Requirement
Give back the full listing verbatim, apart from its images.

Stored data
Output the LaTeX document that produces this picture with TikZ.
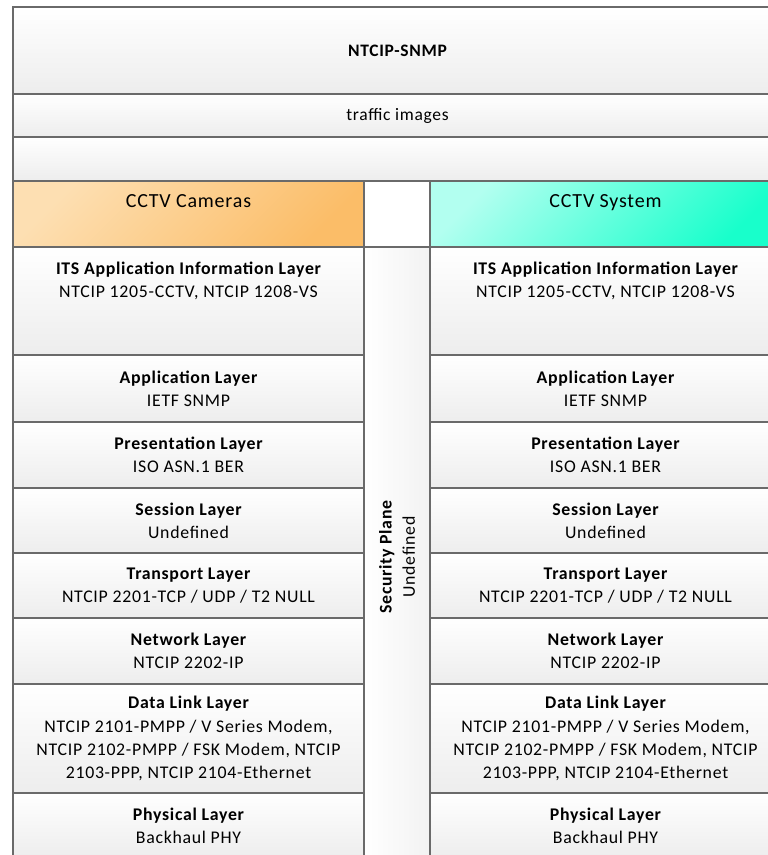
\documentclass[tikz,border=0pt]{standalone}
\usepackage{fontspec}
\setmainfont{Carlito}[LetterSpace=4]
\usetikzlibrary{positioning}
\definecolor{frame}{HTML}{6A6A6A}
\definecolor{boxgray}{HTML}{EDEDED}
\definecolor{camlight}{HTML}{FDDFB2}
\definecolor{camdark}{HTML}{FBBD68}
\definecolor{syslight}{HTML}{B2FFF0}
\definecolor{sysdark}{HTML}{18FFCB}

\begin{document}
\begin{tikzpicture}[
    x=1pt, y=-1pt,
    cell/.style={draw=frame, line width=1.2pt, anchor=north west,
        inner sep=0pt, outer sep=0pt, align=center,
        top color=white, bottom color=boxgray},
    band/.style={cell, minimum width=769pt, minimum height=#1,
        font=\fontsize{17.5}{20}\selectfont},
    layer/.style={cell, minimum width=351pt, minimum height=#1,
        font=\fontsize{17.8}{23.2}\selectfont},
    head/.style={cell, minimum width=351pt, minimum height=66pt,
        font=\fontsize{20}{24}\selectfont, text depth=26pt},
    lbl/.style={inner sep=0pt, align=center,
        font=\fontsize{17.8}{23.2}\selectfont}
]
    \useasboundingbox (0,0) rectangle (768,855);
    \clip (0,0) rectangle (768,855);

    % top bands
    \node[band=87pt] (snmp) at (13,7) {\bfseries NTCIP-SNMP};
    \node[band=43pt] (img) at (13,94) {traffic images};
    \node[band=44pt] (gap) at (13,137) {};

    % device headers
    \node[head, top color=camlight, bottom color=camdark, shading angle=45]
        (cam) at (13,181) {CCTV Cameras};
    \node[cell, top color=white, bottom color=white,
        minimum width=66pt, minimum height=66pt] (mid) at (364,181) {};
    \node[head, top color=syslight, bottom color=sysdark, shading angle=45]
        (sys) at (430,181) {CCTV System};

    % security plane
    \node[cell, left color=white, right color=boxgray!70,
        minimum width=66pt, minimum height=620pt] (sec) at (364,247) {};
    \node[lbl, rotate=90] at (sec.center)
        {\bfseries Security Plane\\Undefined};

    % CCTV Cameras stack
    \node[layer=108pt] (lits) at (13,247) {};
    \node[lbl, below=15pt of lits.north]
        {\bfseries ITS Application Information Layer\\NTCIP 1205-CCTV, NTCIP 1208-VS};
    \node[layer=67pt] (lapp) at (13,355)
        {\bfseries Application Layer\\IETF SNMP};
    \node[layer=66pt] (lpres) at (13,422)
        {\bfseries Presentation Layer\\ISO ASN.1 BER};
    \node[layer=65pt] (lses) at (13,488)
        {\bfseries Session Layer\\Undefined};
    \node[layer=65pt] (ltrans) at (13,553)
        {\bfseries Transport Layer\\NTCIP 2201-TCP / UDP / T2 NULL};
    \node[layer=66pt] (lnet) at (13,618)
        {\bfseries Network Layer\\NTCIP 2202-IP};
    \node[layer=109pt] (llink) at (13,684)
        {\bfseries Data Link Layer\\NTCIP 2101-PMPP / V Series Modem,\\
         NTCIP 2102-PMPP / FSK Modem, NTCIP\\2103-PPP, NTCIP 2104-Ethernet};
    \node[layer=66pt] (lphy) at (13,793)
        {\bfseries Physical Layer\\Backhaul PHY};

    % CCTV System stack
    \node[layer=108pt] (rits) at (430,247) {};
    \node[lbl, below=15pt of rits.north]
        {\bfseries ITS Application Information Layer\\NTCIP 1205-CCTV, NTCIP 1208-VS};
    \node[layer=67pt] (rapp) at (430,355)
        {\bfseries Application Layer\\IETF SNMP};
    \node[layer=66pt] (rpres) at (430,422)
        {\bfseries Presentation Layer\\ISO ASN.1 BER};
    \node[layer=65pt] (rses) at (430,488)
        {\bfseries Session Layer\\Undefined};
    \node[layer=65pt] (rtrans) at (430,553)
        {\bfseries Transport Layer\\NTCIP 2201-TCP / UDP / T2 NULL};
    \node[layer=66pt] (rnet) at (430,618)
        {\bfseries Network Layer\\NTCIP 2202-IP};
    \node[layer=109pt] (rlink) at (430,684)
        {\bfseries Data Link Layer\\NTCIP 2101-PMPP / V Series Modem,\\
         NTCIP 2102-PMPP / FSK Modem, NTCIP\\2103-PPP, NTCIP 2104-Ethernet};
    \node[layer=66pt] (rphy) at (430,793)
        {\bfseries Physical Layer\\Backhaul PHY};
\end{tikzpicture}
\end{document}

Solved problem
Output the LaTeX document that produces this picture with TikZ.
\documentclass[tikz,border=0pt]{standalone}
\usepackage{fontspec}
\setmainfont{Carlito}[LetterSpace=4]
\usetikzlibrary{positioning}
\definecolor{frame}{HTML}{6A6A6A}
\definecolor{boxgray}{HTML}{EDEDED}
\definecolor{camlight}{HTML}{FDDFB2}
\definecolor{camdark}{HTML}{FBBD68}
\definecolor{syslight}{HTML}{B2FFF0}
\definecolor{sysdark}{HTML}{18FFCB}

\begin{document}
\begin{tikzpicture}[
    x=1pt, y=-1pt,
    cell/.style={draw=frame, line width=1.2pt, anchor=north west,
        inner sep=0pt, outer sep=0pt, align=center,
        top color=white, bottom color=boxgray},
    band/.style={cell, minimum width=769pt, minimum height=#1,
        font=\fontsize{17.5}{20}\selectfont},
    layer/.style={cell, minimum width=351pt, minimum height=#1,
        font=\fontsize{17.8}{23.2}\selectfont},
    head/.style={cell, minimum width=351pt, minimum height=66pt,
        font=\fontsize{20}{24}\selectfont, text depth=26pt},
    lbl/.style={inner sep=0pt, align=center,
        font=\fontsize{17.8}{23.2}\selectfont}
]
    \useasboundingbox (0,0) rectangle (768,855);
    \clip (0,0) rectangle (768,855);

    % top bands
    \node[band=87pt] (snmp) at (13,7) {\bfseries NTCIP-SNMP};
    \node[band=43pt] (img) at (13,94) {traffic images};
    \node[band=44pt] (gap) at (13,137) {};

    % device headers
    \node[head, top color=camlight, bottom color=camdark, shading angle=45]
        (cam) at (13,181) {CCTV Cameras};
    \node[cell, top color=white, bottom color=white,
        minimum width=66pt, minimum height=66pt] (mid) at (364,181) {};
    \node[head, top color=syslight, bottom color=sysdark, shading angle=45]
        (sys) at (430,181) {CCTV System};

    % security plane
    \node[cell, left color=white, right color=boxgray!70,
        minimum width=66pt, minimum height=620pt] (sec) at (364,247) {};
    \node[lbl, rotate=90] at (sec.center)
        {\bfseries Security Plane\\Undefined};

    % CCTV Cameras stack
    \node[layer=108pt] (lits) at (13,247) {};
    \node[lbl, below=15pt of lits.north]
        {\bfseries ITS Application Information Layer\\NTCIP 1205-CCTV, NTCIP 1208-VS};
    \node[layer=67pt] (lapp) at (13,355)
        {\bfseries Application Layer\\IETF SNMP};
    \node[layer=66pt] (lpres) at (13,422)
        {\bfseries Presentation Layer\\ISO ASN.1 BER};
    \node[layer=65pt] (lses) at (13,488)
        {\bfseries Session Layer\\Undefined};
    \node[layer=65pt] (ltrans) at (13,553)
        {\bfseries Transport Layer\\NTCIP 2201-TCP / UDP / T2 NULL};
    \node[layer=66pt] (lnet) at (13,618)
        {\bfseries Network Layer\\NTCIP 2202-IP};
    \node[layer=109pt] (llink) at (13,684)
        {\bfseries Data Link Layer\\NTCIP 2101-PMPP / V Series Modem,\\
         NTCIP 2102-PMPP / FSK Modem, NTCIP\\2103-PPP, NTCIP 2104-Ethernet};
    \node[layer=66pt] (lphy) at (13,793)
        {\bfseries Physical Layer\\Backhaul PHY};

    % CCTV System stack
    \node[layer=108pt] (rits) at (430,247) {};
    \node[lbl, below=15pt of rits.north]
        {\bfseries ITS Application Information Layer\\NTCIP 1205-CCTV, NTCIP 1208-VS};
    \node[layer=67pt] (rapp) at (430,355)
        {\bfseries Application Layer\\IETF SNMP};
    \node[layer=66pt] (rpres) at (430,422)
        {\bfseries Presentation Layer\\ISO ASN.1 BER};
    \node[layer=65pt] (rses) at (430,488)
        {\bfseries Session Layer\\Undefined};
    \node[layer=65pt] (rtrans) at (430,553)
        {\bfseries Transport Layer\\NTCIP 2201-TCP / UDP / T2 NULL};
    \node[layer=66pt] (rnet) at (430,618)
        {\bfseries Network Layer\\NTCIP 2202-IP};
    \node[layer=109pt] (rlink) at (430,684)
        {\bfseries Data Link Layer\\NTCIP 2101-PMPP / V Series Modem,\\
         NTCIP 2102-PMPP / FSK Modem, NTCIP\\2103-PPP, NTCIP 2104-Ethernet};
    \node[layer=66pt] (rphy) at (430,793)
        {\bfseries Physical Layer\\Backhaul PHY};
\end{tikzpicture}
\end{document}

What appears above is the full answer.